Council moves ahead with housing

Villagers offered a robust show of community support for Village Council’s proposed affordable housing project at Council’s meeting Monday, March 21, when Council unanimously approved moving ahead with the first of three steps for the housing project.

A standing-room-only crowd attended the meeting, with many in support of the housing initiative, while others came to address a proposed solar project (to be reported in next week’s News).

When Judy Leighty and her husband, Fritz, moved to the village in 1970, Fritz soon attended a meeting to address the need for affordable housing, according to Judy Leighty, who said she was frustrated that so much time had passed with no action on the issue.

“This is long overdue,” she said to Council. “Many small communities in this state are doing this. We’re lagging behind.”

Kathleen Tong, who lives in a Yellow Springs home built by Home, Inc., spoke of the need for affordable housing in the village. A single parent and teacher in the Dayton Public Schools, Tong said she would not be able to live in the village were she not living in a Home, Inc. house.

“So many teachers I work with want to move to Yellow Springs, but feel they can’t move here on a working-class salary,” Tong said. “We need to embrace the families with children and diversity this would bring to the schools.”

No one at the meeting spoke in opposition to the project.

At the meeting, Council approved the Memorandum of Understanding, or MOU, which Council members developed in collaboration with Home, Inc., the local community land trust organization. The MOU sets out the expections for both the Village and the future developer of the project.

Choosing the developer is the second step that Council would take to move forward, according to Village Manager Mark Cundiff, who estimated that it will be two to four years before the project is finished. The third step would be approving an agreement with the developer.

While Home, Inc., has collaborated on the MOU, it has not been chosen as the developer at this point.

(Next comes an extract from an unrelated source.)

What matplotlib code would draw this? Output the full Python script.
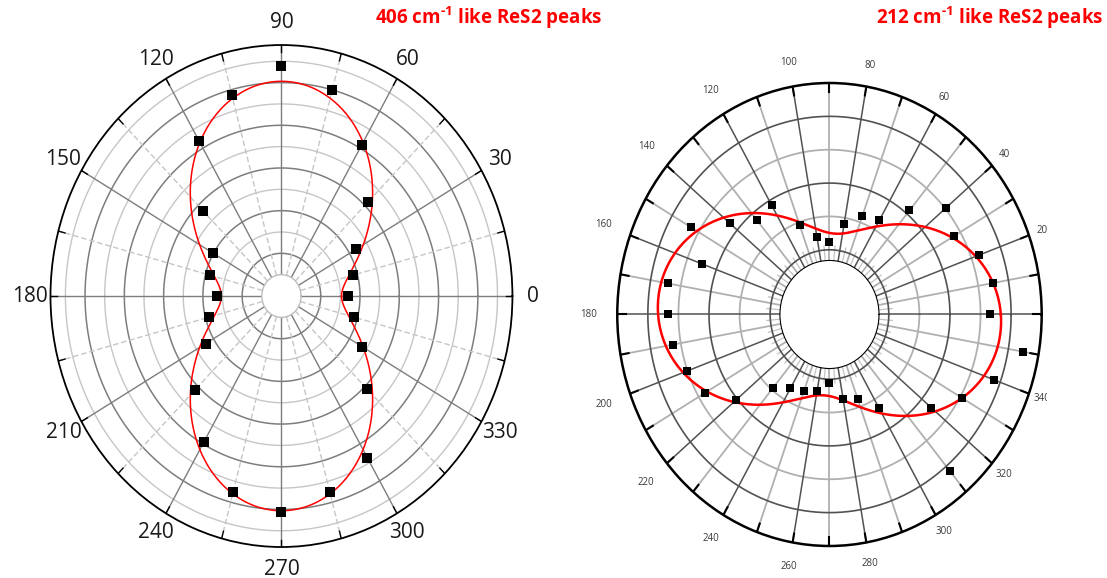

Ohio law requires that the developer be a nonprofit, according to Village Solicitor John Chambers.

The affordable housing project, proposed by Council President Judith Hempfling and Vice-President Lori Askeland, would create four affordable homes on half of a 0.7 acre parcel of Village-owned land on the south side of Cemetery Street. The Village would sell the land at half its appraised value of about $160,000, a muncipal action that allows the builder to leverage other grants, according to Hempfling.

“This is not a burden to taxpayers,” Hempfling said, stating that the Village staff time involved in the project is minimal, and the Village financial contribution is modest. The project is necessary to “increase the economic diversity of the village, and add additional tax income beneficial to the village and schools,” Hempfling said.

While she voted for the project, Karen Wintrow stated that she has “heard much oppostition” to the proposal and agrees with some of it, including concerns that the Village is using significant resources to benefit only a few people, and that creating high-paying jobs in town should be a greater priority than housing.

However, Wintrow stated she also disagrees with some arguments against the project. Ultimately, she said, “the community has clearly stated in “document after document” that affordable housing is a priority, and “I’m choosing to move forward.”